Task to carry out:
Pictures within the data are to be left out; everything else must be reproduced exactly.

#### Task data

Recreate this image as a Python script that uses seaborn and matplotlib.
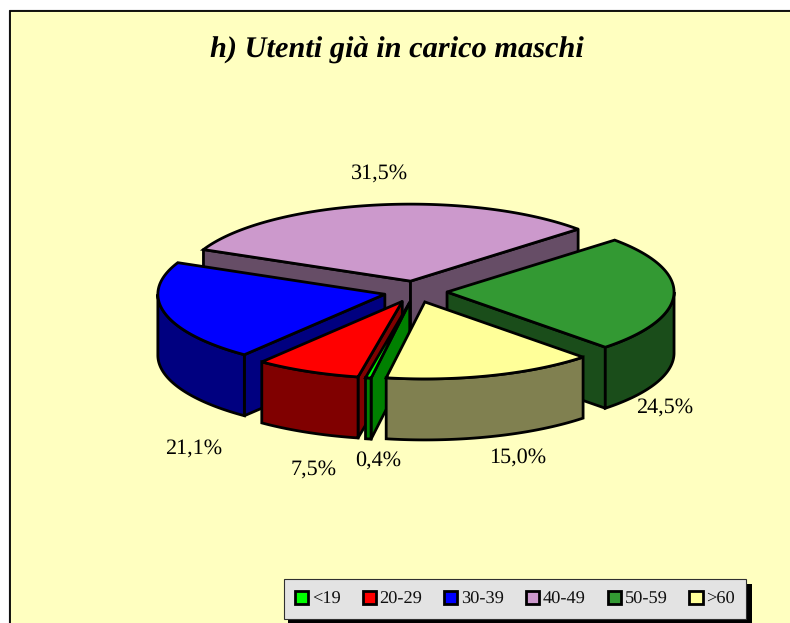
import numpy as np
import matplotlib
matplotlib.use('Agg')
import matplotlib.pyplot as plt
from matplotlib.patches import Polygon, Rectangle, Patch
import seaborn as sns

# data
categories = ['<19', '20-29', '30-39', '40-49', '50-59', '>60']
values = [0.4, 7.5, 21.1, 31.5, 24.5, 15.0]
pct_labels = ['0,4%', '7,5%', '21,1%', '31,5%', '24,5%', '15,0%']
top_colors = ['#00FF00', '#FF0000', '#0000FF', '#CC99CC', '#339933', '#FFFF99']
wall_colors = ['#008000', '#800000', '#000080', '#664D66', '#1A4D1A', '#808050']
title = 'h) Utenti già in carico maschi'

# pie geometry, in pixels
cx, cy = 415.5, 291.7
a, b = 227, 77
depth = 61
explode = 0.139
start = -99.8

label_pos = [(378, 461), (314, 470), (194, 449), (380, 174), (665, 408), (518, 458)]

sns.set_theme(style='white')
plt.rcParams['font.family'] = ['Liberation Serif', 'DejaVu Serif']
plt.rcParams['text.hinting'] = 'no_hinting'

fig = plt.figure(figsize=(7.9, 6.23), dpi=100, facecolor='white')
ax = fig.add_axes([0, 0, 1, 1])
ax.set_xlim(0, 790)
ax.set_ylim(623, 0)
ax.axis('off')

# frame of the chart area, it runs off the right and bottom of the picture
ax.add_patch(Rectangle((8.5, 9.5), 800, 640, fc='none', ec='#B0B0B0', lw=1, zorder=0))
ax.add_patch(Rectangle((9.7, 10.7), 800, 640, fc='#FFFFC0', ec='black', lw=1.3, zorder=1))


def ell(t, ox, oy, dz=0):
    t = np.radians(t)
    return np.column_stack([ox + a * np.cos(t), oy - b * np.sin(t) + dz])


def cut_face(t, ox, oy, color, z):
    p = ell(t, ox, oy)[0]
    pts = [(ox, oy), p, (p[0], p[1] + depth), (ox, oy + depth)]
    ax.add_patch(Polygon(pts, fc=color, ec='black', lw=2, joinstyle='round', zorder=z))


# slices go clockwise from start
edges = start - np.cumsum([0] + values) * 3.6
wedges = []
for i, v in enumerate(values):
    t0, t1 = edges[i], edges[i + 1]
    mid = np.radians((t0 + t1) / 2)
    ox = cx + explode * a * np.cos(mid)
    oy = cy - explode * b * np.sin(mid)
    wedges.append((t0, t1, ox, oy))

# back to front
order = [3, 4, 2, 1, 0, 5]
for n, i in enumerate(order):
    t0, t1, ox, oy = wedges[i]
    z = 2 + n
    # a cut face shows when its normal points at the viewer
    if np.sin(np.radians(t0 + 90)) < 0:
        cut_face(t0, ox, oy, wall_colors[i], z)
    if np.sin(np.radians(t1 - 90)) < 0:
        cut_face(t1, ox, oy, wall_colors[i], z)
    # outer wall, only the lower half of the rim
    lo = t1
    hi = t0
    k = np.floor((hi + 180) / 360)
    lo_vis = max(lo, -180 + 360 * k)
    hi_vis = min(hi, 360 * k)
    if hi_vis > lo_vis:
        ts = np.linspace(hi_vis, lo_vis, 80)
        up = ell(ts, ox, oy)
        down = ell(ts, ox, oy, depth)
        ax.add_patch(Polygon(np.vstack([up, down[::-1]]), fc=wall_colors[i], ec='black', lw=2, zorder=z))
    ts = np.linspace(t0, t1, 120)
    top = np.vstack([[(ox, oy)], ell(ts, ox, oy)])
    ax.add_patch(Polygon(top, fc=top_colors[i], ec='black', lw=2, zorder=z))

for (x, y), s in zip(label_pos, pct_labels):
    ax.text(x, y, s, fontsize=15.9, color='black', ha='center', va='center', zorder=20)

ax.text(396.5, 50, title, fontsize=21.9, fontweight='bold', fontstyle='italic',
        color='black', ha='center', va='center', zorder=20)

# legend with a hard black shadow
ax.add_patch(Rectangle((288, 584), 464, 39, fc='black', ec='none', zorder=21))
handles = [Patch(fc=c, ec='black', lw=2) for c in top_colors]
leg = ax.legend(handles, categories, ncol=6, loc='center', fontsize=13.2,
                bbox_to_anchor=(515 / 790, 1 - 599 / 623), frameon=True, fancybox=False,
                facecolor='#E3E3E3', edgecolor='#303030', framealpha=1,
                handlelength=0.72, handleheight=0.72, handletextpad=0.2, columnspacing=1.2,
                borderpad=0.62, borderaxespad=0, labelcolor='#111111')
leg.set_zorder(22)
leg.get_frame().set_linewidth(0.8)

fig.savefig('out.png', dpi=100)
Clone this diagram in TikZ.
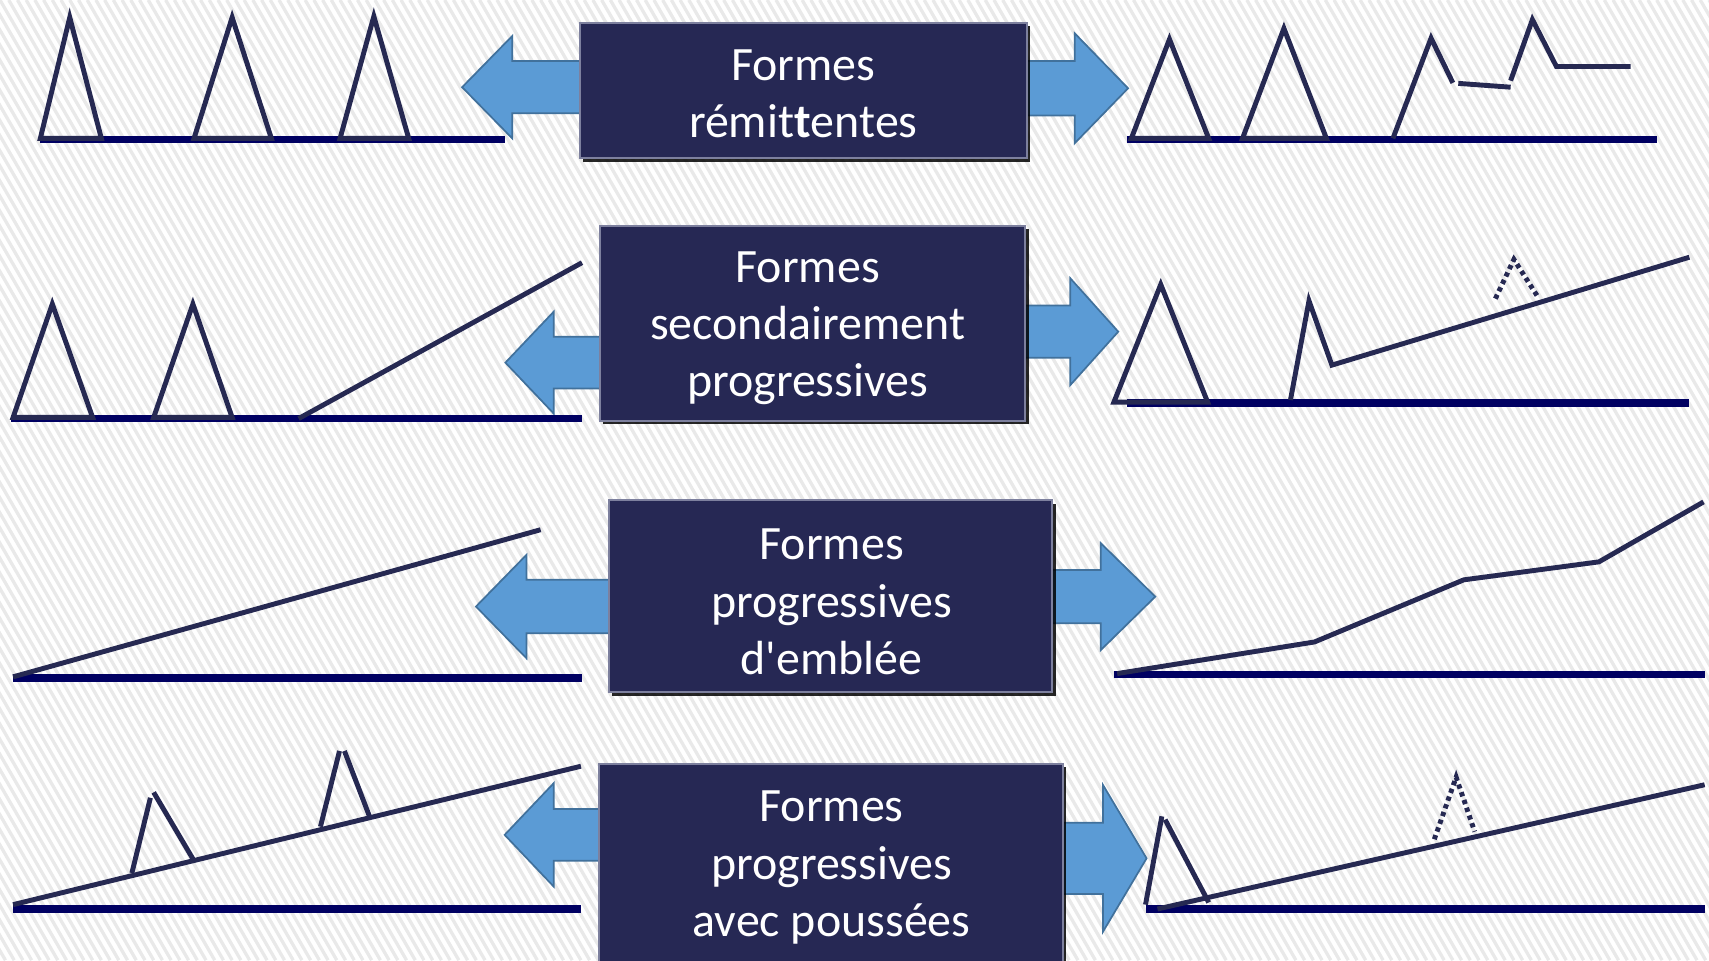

########

Output of the task:
Recreate this image as a Python script that uses seaborn and matplotlib.
import numpy as np
import matplotlib
matplotlib.use('Agg')
import matplotlib.pyplot as plt
from matplotlib.patches import Polygon, Rectangle, Patch
import seaborn as sns

# data
categories = ['<19', '20-29', '30-39', '40-49', '50-59', '>60']
values = [0.4, 7.5, 21.1, 31.5, 24.5, 15.0]
pct_labels = ['0,4%', '7,5%', '21,1%', '31,5%', '24,5%', '15,0%']
top_colors = ['#00FF00', '#FF0000', '#0000FF', '#CC99CC', '#339933', '#FFFF99']
wall_colors = ['#008000', '#800000', '#000080', '#664D66', '#1A4D1A', '#808050']
title = 'h) Utenti già in carico maschi'

# pie geometry, in pixels
cx, cy = 415.5, 291.7
a, b = 227, 77
depth = 61
explode = 0.139
start = -99.8

label_pos = [(378, 461), (314, 470), (194, 449), (380, 174), (665, 408), (518, 458)]

sns.set_theme(style='white')
plt.rcParams['font.family'] = ['Liberation Serif', 'DejaVu Serif']
plt.rcParams['text.hinting'] = 'no_hinting'

fig = plt.figure(figsize=(7.9, 6.23), dpi=100, facecolor='white')
ax = fig.add_axes([0, 0, 1, 1])
ax.set_xlim(0, 790)
ax.set_ylim(623, 0)
ax.axis('off')

# frame of the chart area, it runs off the right and bottom of the picture
ax.add_patch(Rectangle((8.5, 9.5), 800, 640, fc='none', ec='#B0B0B0', lw=1, zorder=0))
ax.add_patch(Rectangle((9.7, 10.7), 800, 640, fc='#FFFFC0', ec='black', lw=1.3, zorder=1))


def ell(t, ox, oy, dz=0):
    t = np.radians(t)
    return np.column_stack([ox + a * np.cos(t), oy - b * np.sin(t) + dz])


def cut_face(t, ox, oy, color, z):
    p = ell(t, ox, oy)[0]
    pts = [(ox, oy), p, (p[0], p[1] + depth), (ox, oy + depth)]
    ax.add_patch(Polygon(pts, fc=color, ec='black', lw=2, joinstyle='round', zorder=z))


# slices go clockwise from start
edges = start - np.cumsum([0] + values) * 3.6
wedges = []
for i, v in enumerate(values):
    t0, t1 = edges[i], edges[i + 1]
    mid = np.radians((t0 + t1) / 2)
    ox = cx + explode * a * np.cos(mid)
    oy = cy - explode * b * np.sin(mid)
    wedges.append((t0, t1, ox, oy))

# back to front
order = [3, 4, 2, 1, 0, 5]
for n, i in enumerate(order):
    t0, t1, ox, oy = wedges[i]
    z = 2 + n
    # a cut face shows when its normal points at the viewer
    if np.sin(np.radians(t0 + 90)) < 0:
        cut_face(t0, ox, oy, wall_colors[i], z)
    if np.sin(np.radians(t1 - 90)) < 0:
        cut_face(t1, ox, oy, wall_colors[i], z)
    # outer wall, only the lower half of the rim
    lo = t1
    hi = t0
    k = np.floor((hi + 180) / 360)
    lo_vis = max(lo, -180 + 360 * k)
    hi_vis = min(hi, 360 * k)
    if hi_vis > lo_vis:
        ts = np.linspace(hi_vis, lo_vis, 80)
        up = ell(ts, ox, oy)
        down = ell(ts, ox, oy, depth)
        ax.add_patch(Polygon(np.vstack([up, down[::-1]]), fc=wall_colors[i], ec='black', lw=2, zorder=z))
    ts = np.linspace(t0, t1, 120)
    top = np.vstack([[(ox, oy)], ell(ts, ox, oy)])
    ax.add_patch(Polygon(top, fc=top_colors[i], ec='black', lw=2, zorder=z))

for (x, y), s in zip(label_pos, pct_labels):
    ax.text(x, y, s, fontsize=15.9, color='black', ha='center', va='center', zorder=20)

ax.text(396.5, 50, title, fontsize=21.9, fontweight='bold', fontstyle='italic',
        color='black', ha='center', va='center', zorder=20)

# legend with a hard black shadow
ax.add_patch(Rectangle((288, 584), 464, 39, fc='black', ec='none', zorder=21))
handles = [Patch(fc=c, ec='black', lw=2) for c in top_colors]
leg = ax.legend(handles, categories, ncol=6, loc='center', fontsize=13.2,
                bbox_to_anchor=(515 / 790, 1 - 599 / 623), frameon=True, fancybox=False,
                facecolor='#E3E3E3', edgecolor='#303030', framealpha=1,
                handlelength=0.72, handleheight=0.72, handletextpad=0.2, columnspacing=1.2,
                borderpad=0.62, borderaxespad=0, labelcolor='#111111')
leg.set_zorder(22)
leg.get_frame().set_linewidth(0.8)

fig.savefig('out.png', dpi=100)
Clone this diagram in TikZ.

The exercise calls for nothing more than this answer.